The biggest issue happens when customer-facing policies don’t match what’s enforced by the platform. If a seller tries to limit returns on Amazon beyond what’s allowed, they risk account health. If refund times drag on Zalando, the listing quality drops. That’s not just a support problem, it’s a revenue problem.
Outsourcing parts of support to specialists can reduce that risk. For example, Amazon account management services often include return policy guidance and platform compliance updates. That kind of help keeps stores aligned with changing rules and saves the team from guessing.
What Every Team Should Set Up Early
Customer service doesn’t scale on goodwill alone. Systems beat memory. Templates beat scrambling.
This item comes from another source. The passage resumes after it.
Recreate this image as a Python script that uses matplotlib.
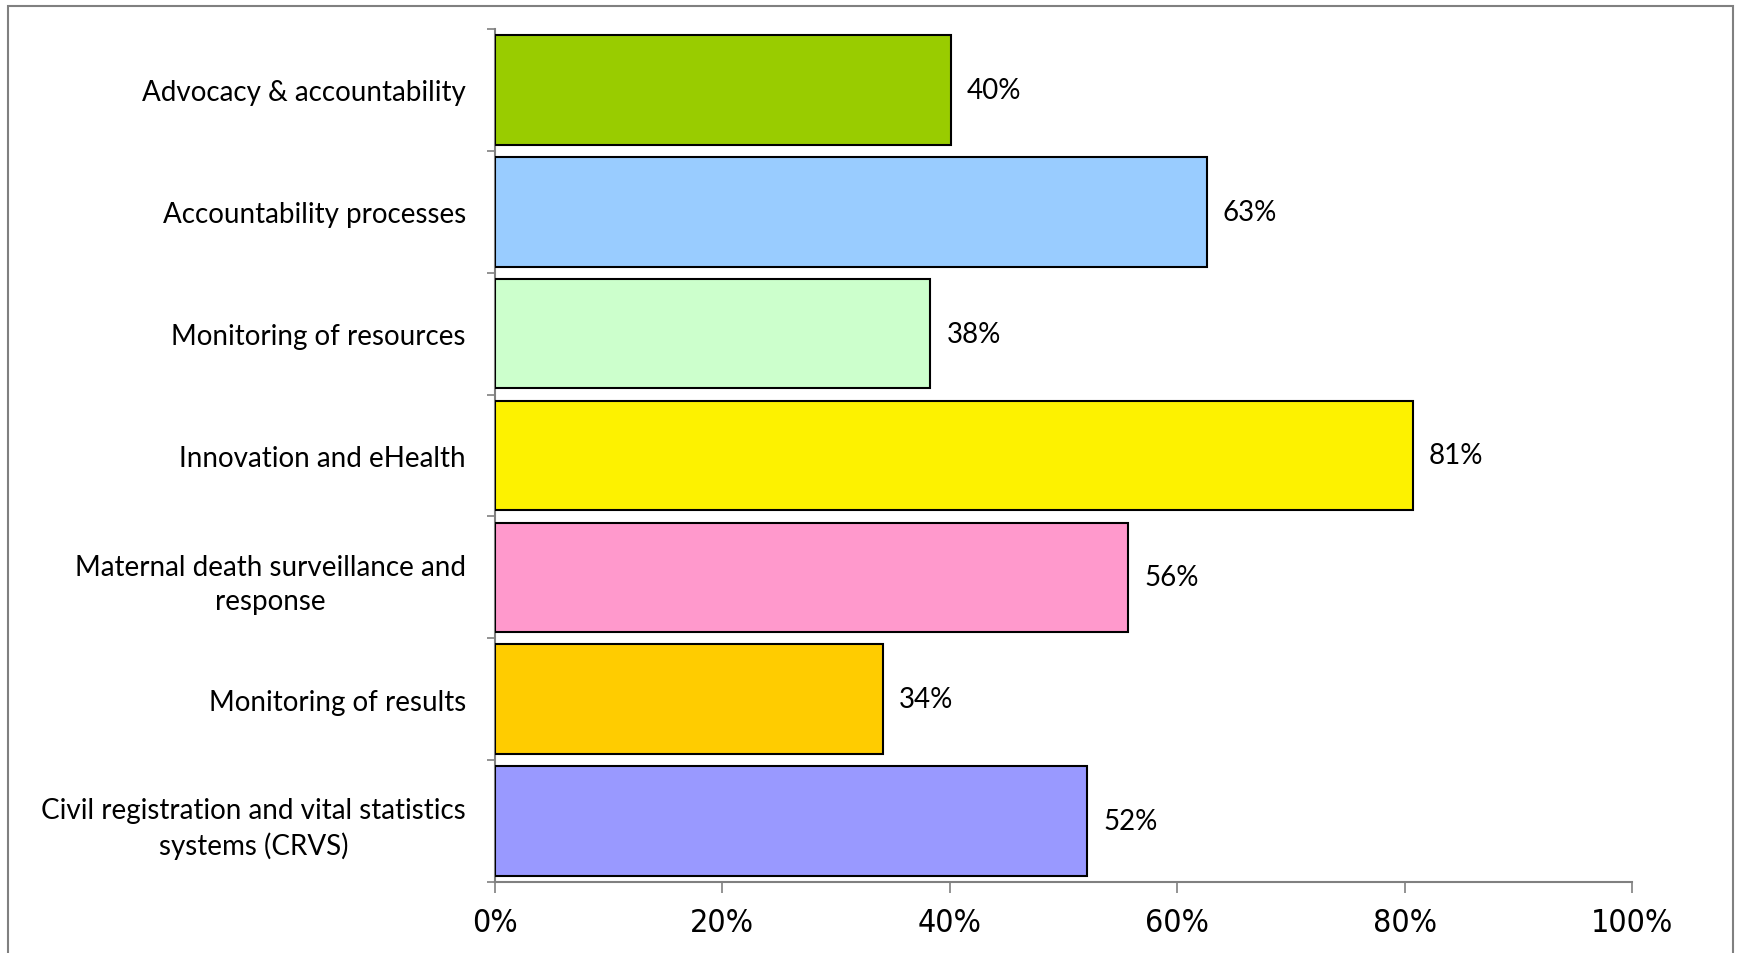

Teams that stay responsive across channels without stress tend to have these foundations in place:
- Shared response templates customized by platform
- Auto-routing of tickets based on channel and urgency
- A visual return workflow so team members know what step comes next
- Daily response time tracking for each marketplace
- Clear escalation rules for damaged items, lost packages, or unhappy buyers
Setting these up once makes everything easier down the line. It also helps new hires get up to speed faster, without having to memorize each platform’s quirks.
Returns Can Still Win Customers Over
A return request isn’t a failure. It’s a second chance. If the process is clean, polite, and fast, customers often come back. If it’s a mess, they don’t just leave, they talk about it.
The smartest brands lean into the return process as a service moment. They use it to offer alternatives, gather feedback, or showcase how smooth the experience can be. Every step should feel like a continuation of the original purchase, not an awkward exit.